§ **Exercise**
Print exactly what lies from the line with "Emit a Python" down to the line with "from matplotlib.ticker import", counting both of those lines, but not the pictures.

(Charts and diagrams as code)
▬▬▬▬▬▬
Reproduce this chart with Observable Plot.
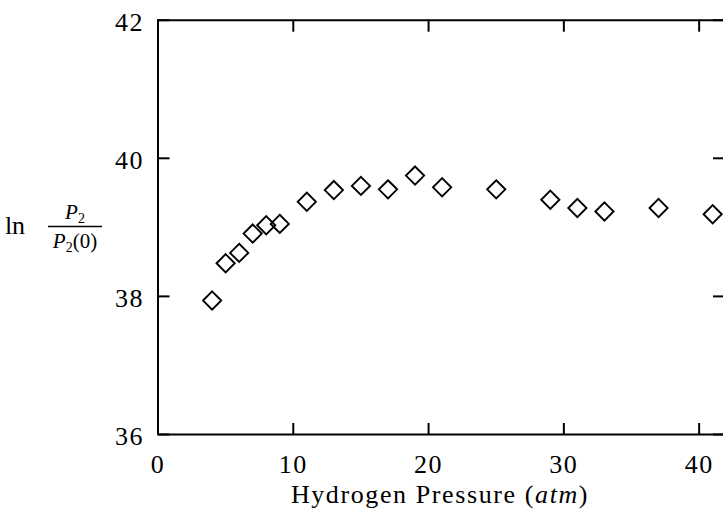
<!DOCTYPE html>
<html><head><meta charset="utf-8">
<script src="https://cdn.jsdelivr.net/npm/d3@7"></script>
<script src="https://cdn.jsdelivr.net/npm/@observablehq/plot@0.6"></script>
<style>
html,body{margin:0;padding:0;background:#fff;overflow:hidden}
#chart svg{display:block}
</style></head><body><div id="chart"></div>
<script>
const pressure = [4, 5, 6, 7, 8, 9, 11, 13, 15, 17, 19, 21, 25, 29, 31, 33, 37, 41];
const lnRatio = [37.94, 38.48, 38.63, 38.91, 39.03, 39.05, 39.37, 39.54, 39.60, 39.55, 39.75, 39.58, 39.55, 39.40, 39.28, 39.23, 39.28, 39.19];
const xTicks = [0, 10, 20, 30, 40];
const yTicks = [36, 38, 40, 42];
const xDomain = [0, 41.8];
const yDomain = [36, 42];
const xLabelParts = [["Hydrogen Pressure (", false], ["atm", true], [")", false]];

const data = pressure.map((p, i) => ({p, v: lnRatio[i]}));
const font = "'Liberation Serif', 'DejaVu Serif', serif";

const W = 723, H = 515, mL = 157.5, mR = 0, mT = 19.7, mB = 81;
const innerW = W - mL - mR, innerH = H - mT - mB;

const chart = Plot.plot({
  width: W,
  height: H,
  marginLeft: mL,
  marginRight: mR,
  marginTop: mT,
  marginBottom: mB,
  style: {fontFamily: font, fontSize: "26px", color: "#000", background: "#fff"},
  x: {domain: xDomain, axis: null},
  y: {domain: yDomain, axis: null},
  marks: [
    Plot.ruleX([xDomain[0]], {stroke: "#000", strokeWidth: 2}),
    Plot.ruleY(yDomain, {stroke: "#000", strokeWidth: 2}),
    // inward ticks: bottom, top, left, right
    Plot.ruleX(xTicks, {stroke: "#000", strokeWidth: 2, insetTop: innerH - 11}),
    Plot.ruleX(xTicks, {stroke: "#000", strokeWidth: 2, insetBottom: innerH - 12}),
    Plot.ruleY(yTicks, {stroke: "#000", strokeWidth: 2, insetRight: innerW - 12}),
    Plot.ruleY(yTicks, {stroke: "#000", strokeWidth: 2, insetLeft: innerW - 10}),
    // tick labels
    Plot.text(xTicks, {x: d => d, y: yDomain[0], dy: 30, text: d => String(d), fill: "#000", fontSize: 26}),
    Plot.text(yTicks, {x: xDomain[0], y: d => d, dx: -14, dy: 2, text: d => String(d), textAnchor: "end", fill: "#000", fontSize: 26}),
    Plot.dot(data, {x: "p", y: "v", symbol: "diamond2", r: 8.2, stroke: "#000", strokeWidth: 1.9, fill: "none"})
  ]
});
document.getElementById("chart").appendChild(chart);

const svg = d3.select(chart);
svg.selectAll("text")
  .attr("fill", "#000")
  .style("font-family", font)
  .style("letter-spacing", "1.5px");
// x label
const xl = svg.append("text")
  .attr("x", 440).attr("y", 503)
  .attr("text-anchor", "middle")
  .style("font-family", font).style("font-size", "26px").style("letter-spacing", "1.6px").attr("fill", "#000");
xLabelParts.forEach(([t, it]) => xl.append("tspan").text(t).style("font-style", it ? "italic" : "normal"));

// y label: ln P2 / P2(0)
const g = svg.append("g").style("font-family", font).attr("fill", "#000");
g.append("text").attr("x", 15).attr("y", 234).style("font-size", "26px").text("ln");
const num = g.append("text").attr("x", 75).attr("y", 219).attr("text-anchor", "middle").style("font-size", "21px");
num.append("tspan").style("font-style", "italic").text("P");
num.append("tspan").attr("dy", 4).style("font-size", "14px").text("2");
g.append("line").attr("x1", 48).attr("x2", 102).attr("y1", 226.5).attr("y2", 226.5).attr("stroke", "#000").attr("stroke-width", 1.4);
const den = g.append("text").attr("x", 75).attr("y", 248).attr("text-anchor", "middle").style("font-size", "21px");
den.append("tspan").style("font-style", "italic").text("P");
den.append("tspan").attr("dy", 4).style("font-size", "14px").text("2");
den.append("tspan").attr("dy", -4).text("(0)");
</script>
</body></html>
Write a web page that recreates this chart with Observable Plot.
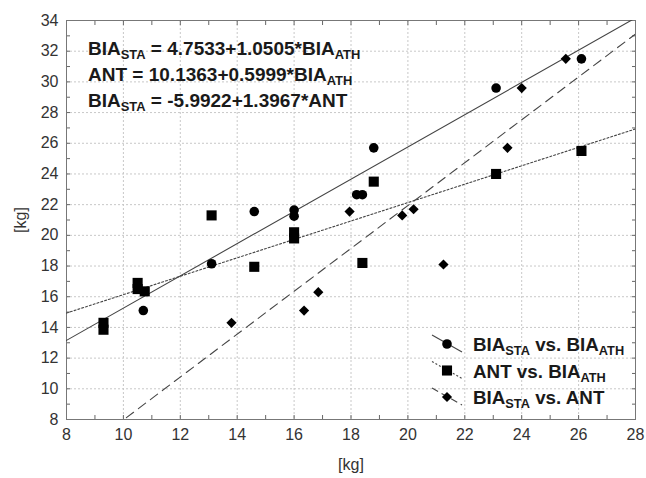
<!DOCTYPE html>
<html>
<head>
<meta charset="utf-8">
<script src="https://cdn.jsdelivr.net/npm/d3@7"></script>
<script src="https://cdn.jsdelivr.net/npm/@observablehq/plot@0.6"></script>
<style>
  html, body { margin: 0; padding: 0; background: #fff; }
  svg { display: block; }
</style>
</head>
<body>
<div id="chart"></div>
<script>
// BIA_STA vs. BIA_ATH (circles)
const circleX = [10.7, 13.1, 14.6, 16.0, 16.0, 18.2, 18.4, 18.8, 23.1, 26.1];
const circleY = [15.1, 18.15, 21.55, 21.65, 21.25, 22.65, 22.65, 25.7, 29.6, 31.5];
// ANT vs. BIA_ATH (squares)
const squareX = [9.3, 9.3, 10.5, 10.5, 10.75, 13.1, 14.6, 16.0, 16.0, 18.4, 18.8, 23.1, 26.1];
const squareY = [14.3, 13.85, 16.9, 16.5, 16.35, 21.3, 17.95, 20.2, 19.8, 18.2, 23.5, 24.0, 25.5];
// BIA_STA vs. ANT (diamonds)
const diamondX = [13.8, 16.35, 16.85, 17.95, 19.8, 20.2, 21.25, 23.5, 24.0, 25.55];
const diamondY = [14.3, 15.1, 16.3, 21.55, 21.3, 21.7, 18.1, 25.7, 29.6, 31.5];

// regression equations
const eqY = [["BIA", "STA"], ["ANT", ""], ["BIA", "STA"]];
const eqX = [["BIA", "ATH"], ["BIA", "ATH"], ["ANT", ""]];
const intercepts = [4.7533, 10.1363, -5.9922];
const slopes = [1.0505, 0.5999, 1.3967];
const lineDash = ["none", "2,2", "9,6"];
const legendDash = [null, "2,2", "7,4"];
const symbols = [d3.symbolCircle, d3.symbolSquare, d3.symbolDiamond2];
const symbolR = [4.8, 5.7, 4.6];

const xTicks = d3.range(8, 29, 2);
const yTicks = d3.range(8, 35, 2);
const xDomain = [8, 28];
const yDomain = [8, 34];

const pts = [
  ...circleX.map((x, i) => ({x, y: circleY[i], s: 0})),
  ...squareX.map((x, i) => ({x, y: squareY[i], s: 1})),
  ...diamondX.map((x, i) => ({x, y: diamondY[i], s: 2}))
];
const fitLines = [];
intercepts.forEach((a, k) => xDomain.forEach(x => fitLines.push({k, x, y: a + slopes[k] * x})));

const W = 646, H = 478;
const mL = 66, mR = 11, mT = 20, mB = 59;
const axisFont = "Liberation Sans, Arial, sans-serif";

const marks = [
  Plot.gridX(xTicks, {stroke: "#c8c8c8", strokeOpacity: 1, strokeDasharray: "2,2"}),
  Plot.gridY(yTicks, {stroke: "#c8c8c8", strokeOpacity: 1, strokeDasharray: "2,2"}),
  Plot.axisX(d3.range(8, 29, 1), {anchor: "bottom", tickSize: -4, text: null, stroke: "#666", label: null}),
  Plot.axisX(d3.range(8, 29, 1), {anchor: "top", tickSize: -4, text: null, stroke: "#666", label: null}),
  Plot.axisY(d3.range(8, 35, 1), {anchor: "left", tickSize: -4, text: null, stroke: "#666", label: null}),
  Plot.axisY(d3.range(8, 35, 1), {anchor: "right", tickSize: -4, text: null, stroke: "#666", label: null}),
  Plot.axisX(xTicks, {anchor: "bottom", tickSize: 0, tickPadding: 9, fontSize: 16, fill: "#333",
    label: "[kg]", labelAnchor: "center", labelArrow: "none", labelOffset: 50}),
  Plot.axisY(yTicks, {anchor: "left", tickSize: 0, tickPadding: 8, fontSize: 16, fill: "#333",
    label: "[kg]", labelAnchor: "center", labelArrow: "none", labelOffset: 52}),
  Plot.frame({stroke: "#777"}),
  ...intercepts.map((a, k) => Plot.line(fitLines.filter(d => d.k === k), {
    x: "x", y: "y", stroke: "#444", strokeWidth: 1.1, strokeDasharray: lineDash[k], clip: true
  })),
  Plot.dot(pts.filter(d => d.s === 0), {x: "x", y: "y", symbol: "circle", r: symbolR[0], fill: "#000", stroke: "none"}),
  Plot.dot(pts.filter(d => d.s === 1), {x: "x", y: "y", symbol: "square", r: symbolR[1], fill: "#000", stroke: "none"}),
  Plot.dot(pts.filter(d => d.s === 2), {x: "x", y: "y", symbol: "diamond2", r: symbolR[2], fill: "#000", stroke: "none"})
];

const svg = Plot.plot({
  width: W, height: H,
  marginLeft: mL, marginRight: mR, marginTop: mT, marginBottom: mB,
  style: {fontFamily: axisFont, color: "#222", background: "#fff"},
  x: {domain: xDomain},
  y: {domain: yDomain},
  marks
});
document.getElementById("chart").appendChild(svg);

const root = d3.select(svg);
const fmt = v => (v < 0 ? "-" : "") + Math.abs(v).toFixed(4);

function richText(g, x, y, parts, size) {
  const t = g.append("text").attr("x", x).attr("y", y)
    .attr("text-anchor", "start")
    .attr("font-family", axisFont).attr("font-weight", "bold")
    .attr("font-size", size).attr("fill", "#1a1a1a");
  let shifted = false;
  const shift = Math.round(size * 0.22);
  parts.forEach(([s, sub]) => {
    const ts = t.append("tspan").text(s);
    if (sub) {
      ts.attr("font-size", size * 0.68).attr("dy", shift);
      shifted = true;
    } else if (shifted) {
      ts.attr("dy", -shift);
      shifted = false;
    }
  });
  return t;
}

// equations
const eqG = root.append("g");
intercepts.forEach((a, k) => {
  const parts = [[eqY[k][0]]];
  if (eqY[k][1]) parts.push([eqY[k][1], true]);
  parts.push([` = ${fmt(a)}+${slopes[k].toFixed(4)}*${eqX[k][0]}`]);
  if (eqX[k][1]) parts.push([eqX[k][1], true]);
  richText(eqG, 88, 55 + k * 26, parts, 19);
});

// legend
const legG = root.append("g");
intercepts.forEach((a, k) => {
  const cy = 344 + k * 26.5;
  const cx = 447;
  legG.append("line").attr("x1", cx - 15).attr("y1", cy - 9).attr("x2", cx + 15).attr("y2", cy + 8)
    .attr("stroke", "#444").attr("stroke-width", 1.1)
    .attr("stroke-dasharray", legendDash[k]);
  legG.append("path").attr("transform", `translate(${cx},${cy})`)
    .attr("d", d3.symbol(symbols[k], Math.PI * symbolR[k] ** 2)())
    .attr("fill", "#000");
  const parts = [[eqY[k][0]]];
  if (eqY[k][1]) parts.push([eqY[k][1], true]);
  parts.push([" vs. " + eqX[k][0]]);
  if (eqX[k][1]) parts.push([eqX[k][1], true]);
  richText(legG, 473, cy + 7, parts, 18.8);
});
</script>
</body>
</html>
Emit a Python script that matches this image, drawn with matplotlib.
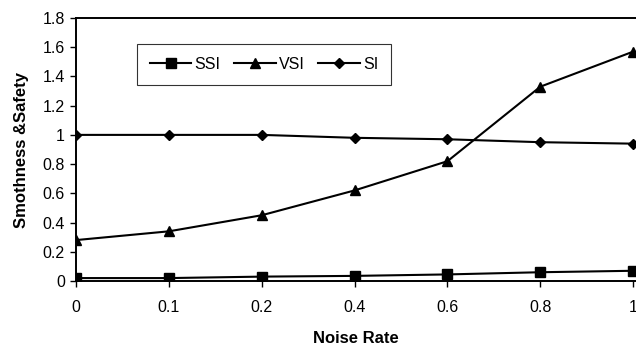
import matplotlib
matplotlib.use("Agg")
import matplotlib.pyplot as plt

plt.rcParams['font.family'] = ['Liberation Sans', 'DejaVu Sans']

noise = ['0', '0.1', '0.2', '0.4', '0.6', '0.8', '1']
ssi = [0.02, 0.02, 0.03, 0.035, 0.045, 0.06, 0.07]
vsi = [0.28, 0.34, 0.45, 0.62, 0.82, 1.33, 1.57]
si = [1.0, 1.0, 1.0, 0.98, 0.97, 0.95, 0.94]

fig = plt.figure(figsize=(6.36, 3.47), dpi=100)
ax = fig.add_axes([76/636, 1 - 281/347, 560/636, 263/347])

xs = list(range(len(noise)))
ax.plot(xs, ssi, 'k-', marker='s', ms=7, lw=1.5, label='SSI')
ax.plot(xs, vsi, 'k-', marker='^', ms=7.5, lw=1.5, label='VSI')
ax.plot(xs, si, 'k-', marker='D', ms=5.5, lw=1.5, label='SI')

ax.set_xlim(0, 6.03)
ax.set_ylim(0, 1.8)
ax.set_yticks([0, 0.2, 0.4, 0.6, 0.8, 1, 1.2, 1.4, 1.6, 1.8])
ax.set_yticklabels(['0', '0.2', '0.4', '0.6', '0.8', '1', '1.2', '1.4', '1.6', '1.8'])
ax.set_xticks(xs)
ax.set_xticklabels(noise)
ax.tick_params(labelsize=11.5, direction='out', length=4.5, width=1, color='black', pad=3.5)
ax.tick_params(axis='x', pad=9)
for s in ax.spines.values():
    s.set_linewidth(1.4)
ax.spines['right'].set_visible(False)

ax.set_xlabel('Noise Rate', fontsize=12, fontweight='bold', labelpad=12)
ax.set_ylabel('Smothness &Safety', fontsize=12, fontweight='bold', labelpad=10)

leg = ax.legend(loc='upper left', bbox_to_anchor=(61/560, 1 - 26/263), ncol=3,
                fontsize=11.5, frameon=True, fancybox=False, edgecolor='black',
                handlelength=2.6, columnspacing=0.85, handletextpad=0.2,
                borderpad=0.8, borderaxespad=0)
leg.get_frame().set_linewidth(0.8)

fig.savefig('out.png', dpi=100)
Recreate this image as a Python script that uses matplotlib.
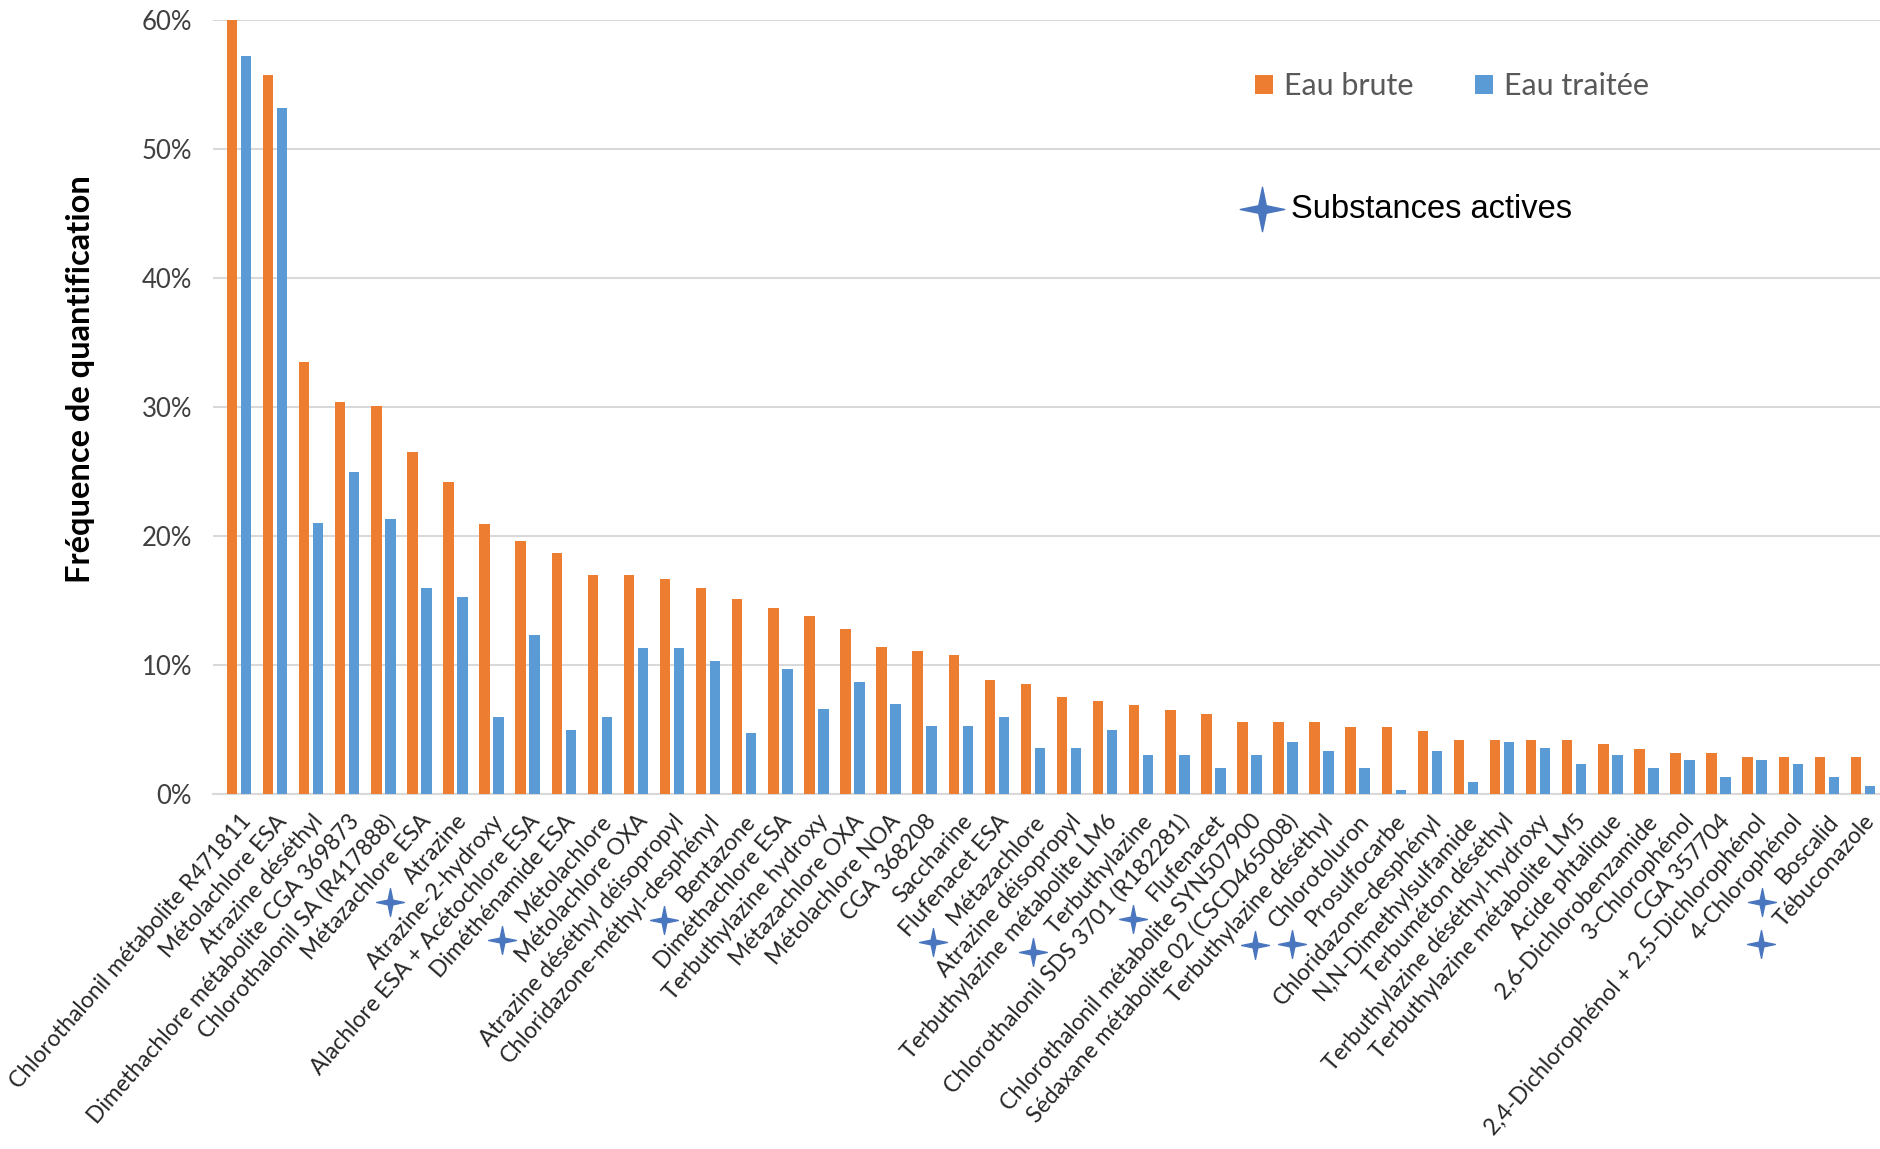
import matplotlib
matplotlib.use('Agg')
import matplotlib.pyplot as plt
import numpy as np
from matplotlib.path import Path
from matplotlib.ticker import PercentFormatter

# ------------------------------------------------------------------
# Donnees (frequence de quantification en %)
# ------------------------------------------------------------------
substances = [
    'Chlorothalonil métabolite R471811', 'Métolachlore ESA', 'Atrazine déséthyl',
    'Dimethachlore métabolite CGA 369873', 'Chlorothalonil SA (R417888)', 'Métazachlore ESA',
    'Atrazine', 'Atrazine-2-hydroxy', 'Alachlore ESA + Acétochlore ESA', 'Diméthénamide ESA',
    'Métolachlore', 'Métolachlore OXA', 'Atrazine déséthyl déisopropyl',
    'Chloridazone-méthyl-desphényl', 'Bentazone', 'Diméthachlore ESA', 'Terbuthylazine hydroxy',
    'Métazachlore OXA', 'Métolachlore NOA', 'CGA 368208', 'Saccharine', 'Flufenacet ESA',
    'Métazachlore', 'Atrazine déisopropyl', 'Terbuthylazine métabolite LM6', 'Terbuthylazine',
    'Chlorothalonil SDS 3701 (R182281)', 'Flufenacet', 'Chlorothalonil métabolite SYN507900',
    'Sédaxane métabolite 02 (CSCD465008)', 'Terbuthylazine déséthyl', 'Chlorotoluron',
    'Prosulfocarbe', 'Chloridazone-desphényl', 'N,N-Dimethylsulfamide', 'Terbuméton déséthyl',
    'Terbuthylazine déséthyl-hydroxy', 'Terbuthylazine métabolite LM5', 'Acide phtalique',
    '2,6-Dichlorobenzamide', '3-Chlorophénol', 'CGA 357704',
    '2,4-Dichlorophénol + 2,5-Dichlorophénol', '4-Chlorophénol', 'Boscalid', 'Tébuconazole',
]
eau_brute = [60.0, 55.7, 33.5, 30.4, 30.1, 26.5, 24.2, 20.9, 19.6, 18.7,
             17.0, 17.0, 16.7, 16.0, 15.1, 14.4, 13.8, 12.8, 11.4, 11.1,
             10.8, 8.8, 8.5, 7.5, 7.2, 6.9, 6.5, 6.2, 5.6, 5.6,
             5.6, 5.2, 5.2, 4.9, 4.2, 4.2, 4.2, 4.2, 3.9, 3.5,
             3.2, 3.2, 2.9, 2.9, 2.9, 2.9]
eau_traitee = [57.2, 53.2, 21.0, 25.0, 21.3, 16.0, 15.3, 6.0, 12.3, 5.0,
               6.0, 11.3, 11.3, 10.3, 4.7, 9.7, 6.6, 8.7, 7.0, 5.3,
               5.3, 6.0, 3.6, 3.6, 5.0, 3.0, 3.0, 2.0, 3.0, 4.0,
               3.3, 2.0, 0.3, 3.3, 0.9, 4.0, 3.6, 2.3, 3.0, 2.0,
               2.6, 1.3, 2.6, 2.3, 1.3, 0.6]
actives = ['Atrazine', 'Métolachlore', 'Bentazone', 'Métazachlore', 'Terbuthylazine',
           'Flufenacet', 'Chlorotoluron', 'Prosulfocarbe', 'Boscalid', 'Tébuconazole']

ORANGE = '#ED7D31'
BLEU = '#5B9BD5'
ETOILE = '#4A76BF'

# etoile a 4 branches
verts = [(0, 1), (0.17, 0.17), (1, 0), (0.17, -0.17), (0, -1), (-0.17, -0.17),
         (-1, 0), (-0.17, 0.17), (0, 1)]
codes = [Path.MOVETO] + [Path.LINETO] * 7 + [Path.CLOSEPOLY]
star = Path(verts, codes)

W, H = 1881, 1149
fig = plt.figure(figsize=(W / 100, H / 100), dpi=100)
ax = fig.add_axes([213 / W, 1 - 794 / H, (W - 213) / W, 774 / H])

x = np.arange(len(substances))
larg = 0.29
ax.bar(x - 0.194, eau_brute, larg, color=ORANGE, label='Eau brute', zorder=3)
ax.bar(x + 0.194, eau_traitee, larg, color=BLEU, label='Eau traitée', zorder=3)

ax.set_xlim(-0.72, len(substances) - 0.5)
ax.set_ylim(0, 60)
ax.set_yticks(np.arange(0, 61, 10))
ax.yaxis.set_major_formatter(PercentFormatter(100, decimals=0))
ax.grid(axis='y', color='#D9D9D9', linewidth=1.5, zorder=0)
for s in ['top', 'right', 'left']:
    ax.spines[s].set_visible(False)
ax.spines['bottom'].set_color('#D9D9D9')
ax.spines['bottom'].set_linewidth(1.5)
ax.tick_params(axis='both', length=0)
ax.tick_params(axis='y', pad=15, labelsize=18.5, labelcolor='#404040')
for t in ax.get_yticklabels():
    t.set_fontfamily('Lato')

ax.set_xticks(x)
ax.set_xticklabels(substances, rotation=49, ha='right', rotation_mode='anchor',
                   fontsize=16.5, family='Lato', color='#262626')
ax.tick_params(axis='x', pad=12)

ax.set_ylabel('Fréquence de quantification', fontsize=23.5, fontweight='bold',
              family='Lato')
ax.yaxis.set_label_coords(-0.0705, 0.536)

leg = ax.legend(loc='center left', bbox_to_anchor=(1255 / W, 1 - 86 / H),
                bbox_transform=fig.transFigure, ncol=2, frameon=False,
                handlelength=0.6, handleheight=0.6, handletextpad=0.35,
                columnspacing=2.0, borderpad=0, borderaxespad=0,
                prop={'family': 'Lato', 'size': 22})
for t in leg.get_texts():
    t.set_color('#595959')

# legende substances actives
fig.lines.append(plt.Line2D([1262 / W], [1 - 209 / H], marker=star, markersize=32,
                            color=ETOILE, linestyle='none', transform=fig.transFigure))
fig.text(1291 / W, 1 - 209 / H, 'Substances actives', fontsize=23.5,
         family='Liberation Sans', va='center', ha='left', color='black')

# etoiles devant les substances actives
fig.canvas.draw()
inv = fig.transFigure.inverted()
for lbl in ax.get_xticklabels():
    if lbl.get_text() in actives:
        bb = lbl.get_window_extent()
        px, py = inv.transform((bb.x0 - 10, bb.y0 - 14))
        fig.lines.append(plt.Line2D([px], [py], marker=star, markersize=20,
                                    color=ETOILE, linestyle='none',
                                    transform=fig.transFigure))

fig.savefig('out.png', dpi=100)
▬▬▬▬▬▬
§ **Response to this task**
Emit a Python script that matches this image, drawn with matplotlib.
import matplotlib
matplotlib.use("Agg")
import matplotlib.pyplot as plt

plt.rcParams['font.family'] = ['Liberation Sans', 'DejaVu Sans']

noise = ['0', '0.1', '0.2', '0.4', '0.6', '0.8', '1']
ssi = [0.02, 0.02, 0.03, 0.035, 0.045, 0.06, 0.07]
vsi = [0.28, 0.34, 0.45, 0.62, 0.82, 1.33, 1.57]
si = [1.0, 1.0, 1.0, 0.98, 0.97, 0.95, 0.94]

fig = plt.figure(figsize=(6.36, 3.47), dpi=100)
ax = fig.add_axes([76/636, 1 - 281/347, 560/636, 263/347])

xs = list(range(len(noise)))
ax.plot(xs, ssi, 'k-', marker='s', ms=7, lw=1.5, label='SSI')
ax.plot(xs, vsi, 'k-', marker='^', ms=7.5, lw=1.5, label='VSI')
ax.plot(xs, si, 'k-', marker='D', ms=5.5, lw=1.5, label='SI')

ax.set_xlim(0, 6.03)
ax.set_ylim(0, 1.8)
ax.set_yticks([0, 0.2, 0.4, 0.6, 0.8, 1, 1.2, 1.4, 1.6, 1.8])
ax.set_yticklabels(['0', '0.2', '0.4', '0.6', '0.8', '1', '1.2', '1.4', '1.6', '1.8'])
ax.set_xticks(xs)
ax.set_xticklabels(noise)
ax.tick_params(labelsize=11.5, direction='out', length=4.5, width=1, color='black', pad=3.5)
ax.tick_params(axis='x', pad=9)
for s in ax.spines.values():
    s.set_linewidth(1.4)
ax.spines['right'].set_visible(False)

ax.set_xlabel('Noise Rate', fontsize=12, fontweight='bold', labelpad=12)
ax.set_ylabel('Smothness &Safety', fontsize=12, fontweight='bold', labelpad=10)

leg = ax.legend(loc='upper left', bbox_to_anchor=(61/560, 1 - 26/263), ncol=3,
                fontsize=11.5, frameon=True, fancybox=False, edgecolor='black',
                handlelength=2.6, columnspacing=0.85, handletextpad=0.2,
                borderpad=0.8, borderaxespad=0)
leg.get_frame().set_linewidth(0.8)

fig.savefig('out.png', dpi=100)
Recreate this image as a Python script that uses matplotlib.
import matplotlib
matplotlib.use('Agg')
import matplotlib.pyplot as plt
import numpy as np
from matplotlib.path import Path
from matplotlib.ticker import PercentFormatter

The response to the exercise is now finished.